Our central results, which hold for a lattice discretisation of QCD with three flavours of non-perturbatively \({\mathrm{O}}(a)\) improved Wilson-clover sea quarks and tree-level Symanzik-improved gluons, are the continuous parameterisation of \(r_{\mathrm{m}}\) as a function of the squared bare gauge coupling \(g_0^2=6/\beta \) in Eq. (5.5), as well as its values in Table 5 at the specific strong-coupling \(\beta \) values of large-volume CLS simulations [13, 21,22,23].

Along with the numerical implementation of our strategy to extract \(r_{\mathrm{m}}\), we have also developed a new method to determine the scale independent combination \(Z=Z_{\mathrm{P}}/(Z_{\mathrm{S}}Z_{\mathrm{A}})\) of renormalisation parameters of quark bilinears in the pseudoscalar, (non-singlet) scalar and axial vector channel, respectively. It relies upon a Ward identity that, according to our knowledge, has not yet appeared explicitly in the literature. Since, as explained in Sects. 2 and 3, the renormalisation factor Z is actually required to isolate \(r_{\mathrm{m}}\) from the unitary and non-unitary quark mass slopes, we have employed the estimates on Z from this approach in our final results of \(r_{\mathrm{m}}\). However, this was primarily done for practical reasons and served the purpose of demonstrating the feasibility of the Ward identity method for Z. In fact, it is apparent from the discussion in Appendix   C and Fig. 8 that these new values for Z are fully compatible with the earlier determinations available from Refs. [14, 15] and are neither superior in statistical precision nor in systematics regarding lattice artefacts. Nevertheless we give an interpolation formula for the present Z (Table  6) for completeness.

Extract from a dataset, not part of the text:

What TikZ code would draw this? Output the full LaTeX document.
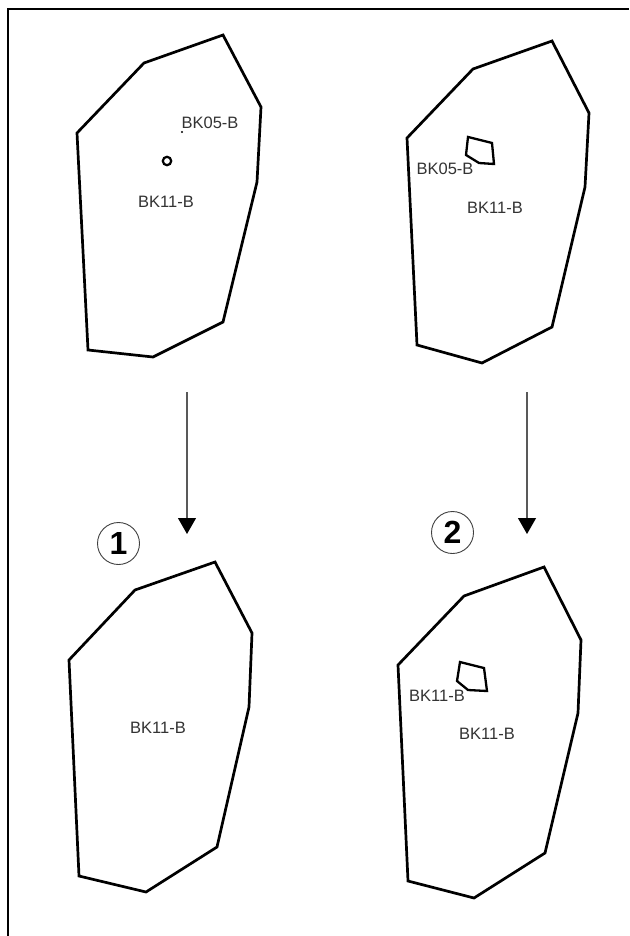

Finally we recall the subtlety discussed in Sect. 2: away from the chiral limit, the dependence of (re)normalisation parameters should be \(Z({\tilde{g}}_0^2), r_{\mathrm{m}}({\tilde{g}}_0^2)\), with \({\tilde{g}}_0^2\) defined in Eq. (2.13). In order to be able to combine our results with CLS low-energy quantities such as those of Refs. [22, 29], we should use the expansion

$$\begin{aligned} Z({\tilde{g}}_0^2) = Z(g_{0}^{2}) \Big [ 1 + \dfrac{\partial \ln Z(g_0^2)}{\partial g_{0}^{2}} \dfrac{1}{N_{\mathrm{f}}}b_g(g_{0}^{2}) g_{0}^{2}a {\mathrm{Tr}}M_{\mathrm{q}}\Big ] \, , \end{aligned}$$
(6.1)

see also Ref. [50], and similarly for \(r_{\mathrm{m}}({\tilde{g}}_0^2)\). At present, \(b_g\) is only known in perturbation theory [51]; \(b_g = 0.012 N_{\mathrm{f}}g_0^2\). The correction \(\partial \ln Z/\partial g_{0}^{2}\) as well as \(\partial \ln r_{\mathrm{m}}/\partial g_{0}^{2}\) , computed at CLS values of the inverse coupling \(\beta \), can be found in Table 7.